FAS posted an article yesterday explaining how blurring military installations out of satellite photos draws attention to them, showing exactly where they are and how big they are. The Russian mapping service Yandex Maps blurred out sensitive locations in Israel and Turkey. As the article says, this is an example of the Streisand effect, named after Barbra Streisand’s failed attempt to suppress photos of her Malibu home. Her efforts to protect her privacy caused the photos to go viral.
A similar issue arises in differential privacy. A practical implementation of differential privacy must rule out some queries a priori in some way that is not data-dependent. Otherwise it could be a violation of differential privacy either to answer or refuse to answer the same query. Short of refusing the query entirely, it could also be informative to reply “Are you sure you want to submit that query? It’s going to use up a lot of your privacy budget.”

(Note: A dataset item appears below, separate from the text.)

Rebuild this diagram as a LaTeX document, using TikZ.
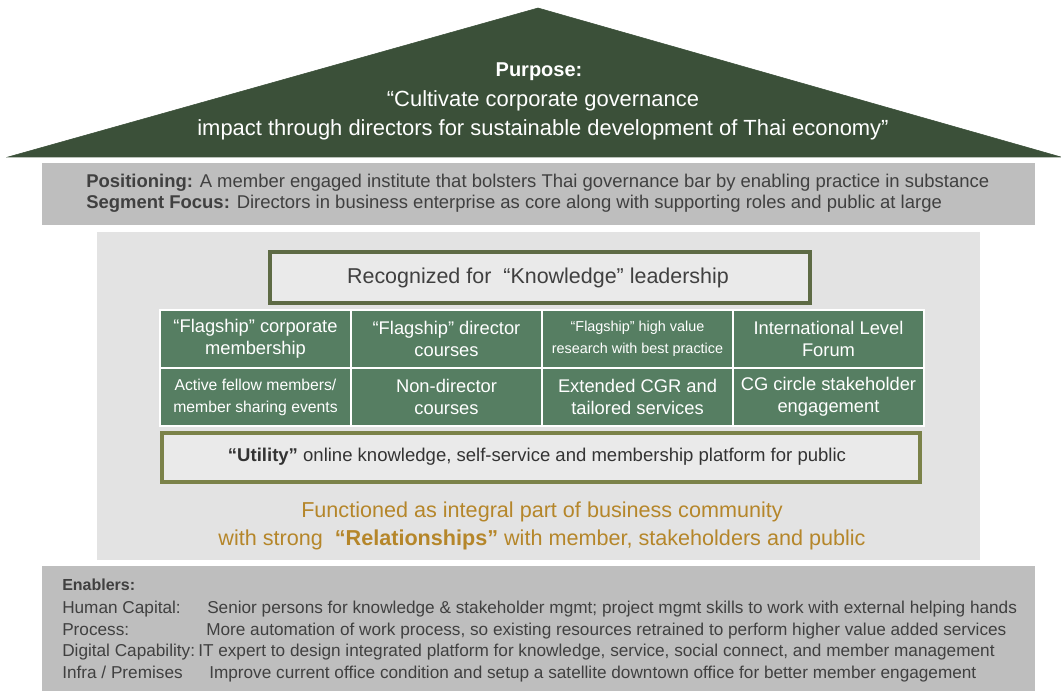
\documentclass[tikz,border=0pt]{standalone}
\usepackage{fontspec}
\setmainfont{Liberation Sans}
\usepackage{xcolor}
\definecolor{roofgreen}{HTML}{3B5039}
\definecolor{bandgray}{HTML}{BEBEBE}
\definecolor{panelgray}{HTML}{E3E3E3}
\definecolor{boxgray}{HTML}{EAEAEA}
\definecolor{cellgreen}{HTML}{567E62}
\definecolor{olivedark}{HTML}{5E6B45}
\definecolor{olivelight}{HTML}{7B8249}
\definecolor{goldtext}{HTML}{B5862A}
\definecolor{inkgray}{HTML}{404040}

\tikzset{
  cell/.style={draw=white, line width=1.5pt, fill=cellgreen, text=white,
    minimum width=143.25pt, minimum height=43.5pt, inner sep=0pt,
    align=center, font=\fontsize{13.75}{16.5}\selectfont},
  smallcell/.style={cell, font=\fontsize{10.8}{16.5}\selectfont},
  enabler/.style={anchor=base west, inner sep=0pt, text=inkgray,
    font=\fontsize{12.9}{15}\selectfont}
}

\begin{document}
\begin{tikzpicture}[x=0.75pt,y=0.75pt,yscale=-1,xscale=1]
\path [use as bounding box] (0,0) rectangle (1061,691);

%Shape: Triangle [roof]
\draw [fill=roofgreen, draw=roofgreen] (538,8) -- (1061,157) -- (8,157) -- cycle ;
%Shape: Rectangle [positioning band]
\fill [bandgray] (42,163) rectangle (1035,225) ;
%Shape: Rectangle [middle panel]
\fill [panelgray] (97,232) rectangle (980,560) ;
%Shape: Rectangle [enablers band]
\fill [bandgray] (42,566) rectangle (1035,691) ;

% Text Node
\draw (539,72) node [inner sep=0pt, text=white, font=\bfseries\fontsize{15}{18}\selectfont] (purpose) {Purpose:};
% Text Node
\draw (543,115) node [inner sep=0pt, text=white, align=center, font=\fontsize{16.45}{21.6}\selectfont] (mission) {“Cultivate corporate governance\\impact through directors for sustainable development of Thai economy”};

% Text Node
\draw (86,188) node [anchor=base west, inner sep=0pt, text=inkgray, font=\fontsize{13.85}{15}\selectfont] (positioning) {\textbf{Positioning:} A member engaged institute that bolsters Thai governance bar by enabling practice in substance};
% Text Node
\draw (86,209) node [anchor=base west, inner sep=0pt, text=inkgray, font=\fontsize{13.85}{15}\selectfont] (segment) {\textbf{Segment Focus:} Directors in business enterprise as core along with supporting roles and public at large};

%Shape: Rectangle [knowledge box]
\draw [draw=olivedark, line width=3pt, fill=boxgray] (270,252) rectangle (810,303) ;
% Text Node
\draw (538,278) node [inner sep=0pt, text=inkgray, font=\fontsize{16.1}{18}\selectfont] (knowledge) {Recognized for \ “Knowledge” leadership};

% Grid cells
\node [cell] (flagcorp) at (255.5,339) {“Flagship” corporate\\membership};
\node [cell] (flagdir) at (446.5,339) {“Flagship” director\\courses};
\node [smallcell] (flagres) at (637.5,339) {“Flagship” high value\\research with best practice};
\node [cell] (forum) at (828.5,339) {International Level\\Forum};
\node [smallcell, font=\fontsize{11.8}{16.5}\selectfont] (fellow) at (255.5,397) {Active fellow members/\\member sharing events};
\node [cell] (nondir) at (446.5,397) {Non-director\\courses};
\node [cell] (cgr) at (637.5,397) {Extended CGR and\\tailored services};
\node [cell] (circle) at (828.5,397) {CG circle stakeholder\\engagement};

%Shape: Rectangle [utility box]
\draw [draw=olivelight, line width=3pt, fill=boxgray] (162,433) rectangle (920,482) ;
% Text Node
\draw (537,457) node [inner sep=0pt, text=black!80, font=\fontsize{13.9}{15}\selectfont] (utility) {\textbf{“Utility”} online knowledge, self-service and membership platform for public};

% Text Node
\draw (542,526) node [inner sep=0pt, text=goldtext, align=center, font=\fontsize{16.2}{21}\selectfont] (relations) {Functioned as integral part of business community\\with strong \ \textbf{“Relationships”} with member, stakeholders and public};

% Enablers
\node [enabler, font=\bfseries\fontsize{12}{15}\selectfont] (enablers) at (62,590) {Enablers:};
\node [enabler] (hclabel) at (62,614) {Human Capital:};
\node [enabler] (hctext) at (207,614) {Senior persons for knowledge \& stakeholder mgmt; project mgmt skills to work with external helping hands};
\node [enabler] (prlabel) at (62,635) {Process:};
\node [enabler] (prtext) at (206,635) {More automation of work process, so existing resources retrained to perform higher value added services};
\node [enabler] (dclabel) at (62,656) {Digital Capability:};
\node [enabler] (dctext) at (198,656) {IT expert to design integrated platform for knowledge, service, social connect, and member management};
\node [enabler] (iplabel) at (62,678) {Infra / Premises};
\node [enabler] (iptext) at (209,678) {Improve current office condition and setup a satellite downtown office for better member engagement};

\end{tikzpicture}
\end{document}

Differential privacy adds random noise to query results, but in a more sophisticated way than Yandex blurring out portions of photos. Adding noise selectively reveals information about what the noise is trying to conceal. As the FAS article indicated, by blurring out only the sensitive areas, the blurred maps point out their exact location.
Selective security measures can have a similar effect. By placing greater protection on some information, you can mark that information as being particularly important. Once you realize this, otherwise nonsensical security measures start to make sense: applying uniform security results in excessive protection for some information, but keeps attackers from being able to identify the most valuable targets.